The problem Warren faces as the Super Regulator is twofold. First, to use the examples set by Ludwig von Mises, the idea that a bureaucracy can engage in the kind of economic calculation that would enable Warren and her staff to be able to efficiently set out the proper conditions for nearly all loans is beyond her competence or the competence of everyone else. Furthermore, government regulators do not make decisions on whether or not the people involved are, economically speaking, going to be able to move resources from lower-valued to higher-valued uses in a very complex economy.

Now, there actually is a way to help ensure fewer lending abuses: let banks and financial houses actually have to bear the consequences of bad lending decisions. Instead, the "Greenspan/Bernanke Put" always loomed in the background, providing enough moral hazard in the system to ensure that easy money policies of the Fed ultimately would prove to be a disaster.

Instead, we will have the worst of both worlds. First, there will be policies in which the government still is going to try to push the policies of easy credit and home ownership. Credit will be distributed on a political basis.

Second, to try to combat the obvious problems that politically-based lending creates, Warren and her minions will attempt to impose a "One Size Fits All" set of "solutions" on the credit markets. This assumes not only that Warren really has all of the answers, but that she can effectively engage in central economic planning, something that has eluded all other planners in the past.

In his seminal paper, "The Use of Knowledge in Society," F.A. Hayek noted that socialism (or the kind of regulatory apparatus that Krugman endorses) is built upon the premise that central planners have all of the requisite knowledge that is needed to make an economy work. Because that kind of knowledge is decentralized, he argued, in the end the planners will be flying blind and will be unable to direct an economy successfully.

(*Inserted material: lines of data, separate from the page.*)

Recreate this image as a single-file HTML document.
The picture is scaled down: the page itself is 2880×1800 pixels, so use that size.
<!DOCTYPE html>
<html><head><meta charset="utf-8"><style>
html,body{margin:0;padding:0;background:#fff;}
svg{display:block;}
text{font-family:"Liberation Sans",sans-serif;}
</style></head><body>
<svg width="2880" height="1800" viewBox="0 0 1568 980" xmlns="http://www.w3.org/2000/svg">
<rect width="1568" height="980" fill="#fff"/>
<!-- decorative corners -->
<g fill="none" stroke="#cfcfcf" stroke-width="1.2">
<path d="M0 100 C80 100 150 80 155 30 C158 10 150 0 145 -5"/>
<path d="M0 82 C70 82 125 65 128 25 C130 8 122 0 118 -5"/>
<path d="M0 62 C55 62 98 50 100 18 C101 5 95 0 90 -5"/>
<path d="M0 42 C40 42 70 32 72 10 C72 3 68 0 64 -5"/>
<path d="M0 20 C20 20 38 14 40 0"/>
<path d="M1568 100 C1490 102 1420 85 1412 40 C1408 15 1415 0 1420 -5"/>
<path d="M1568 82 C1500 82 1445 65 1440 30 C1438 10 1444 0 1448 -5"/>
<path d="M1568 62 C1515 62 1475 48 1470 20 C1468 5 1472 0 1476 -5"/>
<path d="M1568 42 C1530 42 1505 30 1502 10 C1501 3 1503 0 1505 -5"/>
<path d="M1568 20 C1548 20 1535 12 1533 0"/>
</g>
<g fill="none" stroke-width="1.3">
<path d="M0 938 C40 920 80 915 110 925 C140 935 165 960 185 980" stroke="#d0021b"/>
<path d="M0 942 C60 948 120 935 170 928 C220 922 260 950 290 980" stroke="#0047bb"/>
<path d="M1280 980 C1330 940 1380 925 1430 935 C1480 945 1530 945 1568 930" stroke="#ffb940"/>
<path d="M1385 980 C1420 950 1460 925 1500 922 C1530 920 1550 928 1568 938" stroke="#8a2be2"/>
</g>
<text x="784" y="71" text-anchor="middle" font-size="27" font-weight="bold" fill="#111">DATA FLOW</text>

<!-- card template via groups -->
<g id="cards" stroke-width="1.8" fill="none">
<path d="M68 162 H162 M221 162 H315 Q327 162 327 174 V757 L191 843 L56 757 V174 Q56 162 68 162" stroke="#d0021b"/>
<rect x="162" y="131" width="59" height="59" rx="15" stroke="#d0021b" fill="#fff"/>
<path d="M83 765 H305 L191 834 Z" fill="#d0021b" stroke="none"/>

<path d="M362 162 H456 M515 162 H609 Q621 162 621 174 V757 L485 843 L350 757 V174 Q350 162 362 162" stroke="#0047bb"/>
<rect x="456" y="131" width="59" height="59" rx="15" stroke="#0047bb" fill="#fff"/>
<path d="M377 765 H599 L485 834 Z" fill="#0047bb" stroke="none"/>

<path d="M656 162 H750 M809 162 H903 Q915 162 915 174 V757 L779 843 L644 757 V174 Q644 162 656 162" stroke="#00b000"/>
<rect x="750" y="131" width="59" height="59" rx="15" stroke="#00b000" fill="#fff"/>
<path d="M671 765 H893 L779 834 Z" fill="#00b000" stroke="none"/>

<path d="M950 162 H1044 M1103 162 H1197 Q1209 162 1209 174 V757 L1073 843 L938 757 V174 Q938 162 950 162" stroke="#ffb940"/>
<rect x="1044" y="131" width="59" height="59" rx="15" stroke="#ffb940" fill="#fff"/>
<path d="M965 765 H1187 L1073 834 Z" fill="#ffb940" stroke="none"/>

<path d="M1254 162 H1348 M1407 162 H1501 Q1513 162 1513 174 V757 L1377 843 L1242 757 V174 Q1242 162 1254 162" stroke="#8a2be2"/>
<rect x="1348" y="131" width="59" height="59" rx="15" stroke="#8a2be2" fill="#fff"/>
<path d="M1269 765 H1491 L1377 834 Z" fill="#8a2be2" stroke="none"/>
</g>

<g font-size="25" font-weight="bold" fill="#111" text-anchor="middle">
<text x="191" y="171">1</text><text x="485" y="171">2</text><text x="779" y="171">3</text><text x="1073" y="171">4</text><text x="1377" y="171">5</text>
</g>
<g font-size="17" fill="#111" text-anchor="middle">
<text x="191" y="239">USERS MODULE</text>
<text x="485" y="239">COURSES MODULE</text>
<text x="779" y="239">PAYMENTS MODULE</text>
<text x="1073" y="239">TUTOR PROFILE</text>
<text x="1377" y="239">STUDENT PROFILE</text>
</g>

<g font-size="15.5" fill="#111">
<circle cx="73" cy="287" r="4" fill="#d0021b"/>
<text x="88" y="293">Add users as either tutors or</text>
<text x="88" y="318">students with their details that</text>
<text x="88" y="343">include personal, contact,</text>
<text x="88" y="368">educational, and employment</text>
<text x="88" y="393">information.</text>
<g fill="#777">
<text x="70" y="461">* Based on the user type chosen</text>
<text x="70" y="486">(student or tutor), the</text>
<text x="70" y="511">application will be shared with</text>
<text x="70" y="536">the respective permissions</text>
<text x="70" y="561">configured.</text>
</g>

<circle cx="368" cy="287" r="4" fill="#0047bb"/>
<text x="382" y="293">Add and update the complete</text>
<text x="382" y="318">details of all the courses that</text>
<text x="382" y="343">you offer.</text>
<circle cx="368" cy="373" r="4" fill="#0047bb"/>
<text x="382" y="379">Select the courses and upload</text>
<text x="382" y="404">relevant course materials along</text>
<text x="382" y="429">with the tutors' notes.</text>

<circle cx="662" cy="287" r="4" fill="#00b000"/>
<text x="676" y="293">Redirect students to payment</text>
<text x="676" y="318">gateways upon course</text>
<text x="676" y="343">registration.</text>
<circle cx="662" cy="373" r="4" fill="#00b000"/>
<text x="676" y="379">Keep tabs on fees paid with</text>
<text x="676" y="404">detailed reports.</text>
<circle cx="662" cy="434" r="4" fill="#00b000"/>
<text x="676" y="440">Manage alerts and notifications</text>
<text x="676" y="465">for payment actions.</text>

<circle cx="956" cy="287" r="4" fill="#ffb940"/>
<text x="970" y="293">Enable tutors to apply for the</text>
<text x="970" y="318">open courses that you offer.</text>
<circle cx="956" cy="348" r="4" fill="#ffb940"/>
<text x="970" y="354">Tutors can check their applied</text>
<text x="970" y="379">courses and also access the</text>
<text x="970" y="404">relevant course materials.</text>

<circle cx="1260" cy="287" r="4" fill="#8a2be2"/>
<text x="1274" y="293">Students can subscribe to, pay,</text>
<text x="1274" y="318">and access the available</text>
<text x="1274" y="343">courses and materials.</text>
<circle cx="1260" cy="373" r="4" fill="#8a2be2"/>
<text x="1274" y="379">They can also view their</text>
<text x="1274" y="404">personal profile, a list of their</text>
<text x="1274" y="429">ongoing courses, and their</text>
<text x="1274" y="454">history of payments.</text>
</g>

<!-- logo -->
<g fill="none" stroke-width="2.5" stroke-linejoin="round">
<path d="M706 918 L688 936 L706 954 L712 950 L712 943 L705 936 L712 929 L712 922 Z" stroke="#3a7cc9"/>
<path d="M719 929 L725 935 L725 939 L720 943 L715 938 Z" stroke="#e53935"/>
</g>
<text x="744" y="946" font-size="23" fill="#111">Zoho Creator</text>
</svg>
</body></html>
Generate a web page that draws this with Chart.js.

While Warren would be heading an agency and not an entire economy, she obviously would not be the only central planner in Washington. However, she would be overseeing the agency that would set policies regarding lending, who receives loans, what terms, and so on. Don't kid yourself if you believe that she is going to make those decisions on the basis of anything but what would be politically-acceptable in Washington.

Guess what? The last time I checked, government was and is political.

3 comments:

Anonymous said...

By the way, Professor Anderson, what do you think about the whole financial reform bill in general?

Do you think there is some reason to speculate that Elizabeth Warren's CFPB will itself have its wings cut by the rest of the financial reform bill and will thus be a pure distraction and a nominal entity?

Anonymous said...

You're a scam and a toady, Anderson, just like everybody who sucks up to the billionaire class, and you need to be destroyed along with all the other toadies.

Anonymous said...

@ Anon above

Did you even read the post? Anderson specifically says that the banks should be responsible for their bad loans.

That means they would all be broke/bankrupt. Your (in all likelyhood) heroes Obama/Bush (they are the same) bailed them out and kept them bathing in their billions with your money.

Get a clue. You are the support the billionaires depend on. Your totally ignorant and pathetic support.